# Browser: XML standardmäßig einklappen



## gladiator09 (14. Jul 2010)

hey leute,

ich hab mir ein programm geschrieben, dass mir den verzeichnisbaum rekursiv runter als XML darstellt, also z.b.

<root>
   <ordner>
      <ordner>
          <datei>xxx</datei>
      </ordner>
      <datei>file1</datei>
      <datei>file2</datei>
   <ordner>
      <datei>blubb</datei>
   </ordner>
   .
   .
   .
</root>

eigentlich eh egal wie es ausschaut ^^

wenn ich das XML-file jetzt aber im firefox oder IE oder so öffne, dann sind alle "menüpunkte" (root, ordner) ausgeklappt, sodass der ganze XML-tree sichtbar ist!

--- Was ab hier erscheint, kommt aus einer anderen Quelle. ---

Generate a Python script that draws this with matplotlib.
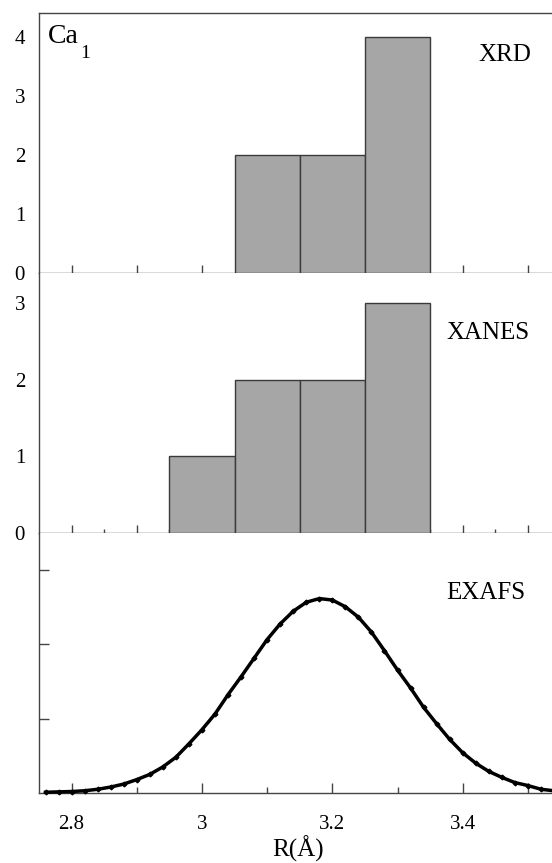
import matplotlib
matplotlib.use("Agg")
import matplotlib.pyplot as plt
from matplotlib.ticker import FixedLocator, FixedFormatter

plt.rcParams['font.family'] = ['Liberation Serif', 'DejaVu Serif']

# ---- data ----
xrd_left = [3.05, 3.15, 3.25]
xrd_counts = [2, 2, 4]
xanes_left = [2.95, 3.05, 3.15, 3.25]
xanes_counts = [1, 2, 2, 3]
bin_width = 0.1

exafs_r = [2.76, 2.78, 2.80, 2.82, 2.84, 2.86, 2.88, 2.90, 2.92, 2.94,
           2.96, 2.98, 3.00, 3.02, 3.04, 3.06, 3.08, 3.10, 3.12, 3.14,
           3.16, 3.18, 3.20, 3.22, 3.24, 3.26, 3.28, 3.30, 3.32, 3.34,
           3.36, 3.38, 3.40, 3.42, 3.44, 3.46, 3.48, 3.50, 3.52, 3.54]
exafs_val = [0.01, 0.015, 0.02, 0.03, 0.05, 0.08, 0.12, 0.18, 0.25, 0.35,
             0.48, 0.66, 0.85, 1.06, 1.32, 1.56, 1.81, 2.06, 2.27, 2.44,
             2.56, 2.61, 2.59, 2.50, 2.36, 2.16, 1.91, 1.65, 1.41, 1.15,
             0.93, 0.72, 0.54, 0.40, 0.29, 0.21, 0.14, 0.10, 0.05, 0.03]

x_major = [2.8, 2.9, 3.0, 3.1, 3.2, 3.3, 3.4, 3.5]
x_labels = ['2.8', '3', '3.2', '3.4']

W, H = 552, 863
fig = plt.figure(figsize=(W / 100, H / 100), dpi=100)

def fy(p):
    return 1 - p / H

left = 39 / W
width = 1.0 - left
ax1 = fig.add_axes([left, fy(273), width, (273 - 13) / H])
ax2 = fig.add_axes([left, fy(533), width, (533 - 273) / H])
ax3 = fig.add_axes([left, fy(793), width, (793 - 533) / H])

spine_c = '#444444'
bar_fc = '#a6a6a6'
bar_ec = '#3a3a3a'

for ax in (ax1, ax2, ax3):
    ax.set_xlim(2.75, 3.537)
    ax.spines['right'].set_visible(False)
    ax.spines['top'].set_visible(False)
    for s in ('left', 'bottom', 'top'):
        ax.spines[s].set_color(spine_c)
        ax.spines[s].set_linewidth(1.0)
    ax.xaxis.set_major_locator(FixedLocator(x_major))
    ax.tick_params(axis='x', which='both', direction='in', color=spine_c,
                   width=1.0, labelbottom=False)
    ax.tick_params(axis='x', which='major', length=6)
    ax.tick_params(axis='x', which='minor', length=3)
    ax.tick_params(axis='y', labelsize=15, length=0, pad=10)

# top panel
ax1.spines['top'].set_visible(True)
ax1.bar(xrd_left, xrd_counts, width=bin_width, align='edge',
        color=bar_fc, edgecolor=bar_ec, linewidth=1.0, zorder=3)
ax1.set_ylim(0, 4.41)
ax1.set_yticks([0, 1, 2, 3, 4])
ax1.set_yticklabels(['0', '1', '2', '3', '4'])

# middle panel
ax2.bar(xanes_left, xanes_counts, width=bin_width, align='edge',
        color=bar_fc, edgecolor=bar_ec, linewidth=1.0, zorder=3)
ax2.set_ylim(0, 3.39)
ax2.set_yticks([0, 1, 2, 3])
ax2.set_yticklabels(['0', '1', '2', '3'])
ax2.xaxis.set_minor_locator(FixedLocator([2.85, 2.95, 3.05, 3.15, 3.25, 3.35, 3.45]))

# bottom panel
ax3.plot(exafs_r, exafs_val, color='black', linewidth=2.5, marker='D',
         markersize=2.4, clip_on=False, zorder=4)
ax3.set_ylim(0, 3.49)
ax3.set_yticks([1, 2, 3])
ax3.tick_params(axis='y', labelleft=False, direction='in', length=7,
                width=1.0, color=spine_c)
ax3.xaxis.set_major_locator(FixedLocator([2.8, 3.0, 3.2, 3.4, 3.5]))
ax3.xaxis.set_major_formatter(FixedFormatter(x_labels + ['']))
ax3.xaxis.set_minor_locator(FixedLocator([2.9, 3.1, 3.3]))
ax3.tick_params(axis='x', which='major', length=7, labelbottom=True,
                labelsize=15, pad=16)
ax3.tick_params(axis='x', which='minor', length=4)

# texts
fig.text(48 / W, fy(43), 'Ca', fontsize=20, va='baseline', ha='left')
fig.text(80 / W, fy(58), '1', fontsize=14, va='baseline', ha='left')
fig.text(478 / W, fy(61), 'XRD', fontsize=18, va='baseline', ha='left')
fig.text(446 / W, fy(339), 'XANES', fontsize=18, va='baseline', ha='left')
fig.text(446 / W, fy(599), 'EXAFS', fontsize=18, va='baseline', ha='left')
fig.text(298 / W, fy(857), 'R(Å)', fontsize=18, va='baseline', ha='center')

fig.savefig('out.png', dpi=100)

würde aber gern standardmäßig beim öffnen alles zuklappen, wisst ihr wie das geht?

lg,
alex


----------



## Marcinek (14. Jul 2010)

Das bestimmt der Browser und nicht deine XML Datei.

Wenn du das in einem Browser korrekt darstellen willst, dann xslt deine XML in gültigen html code.


----------



## gladiator09 (15. Jul 2010)

Marcinek hat gesagt.:


> Das bestimmt der Browser und nicht deine XML Datei.
> 
> Wenn du das in einem Browser korrekt darstellen willst, dann xslt deine XML in gültigen html code.



ok wenn das so is, wird mir nix anderes überbleiben *gg*

danke,
alex


----------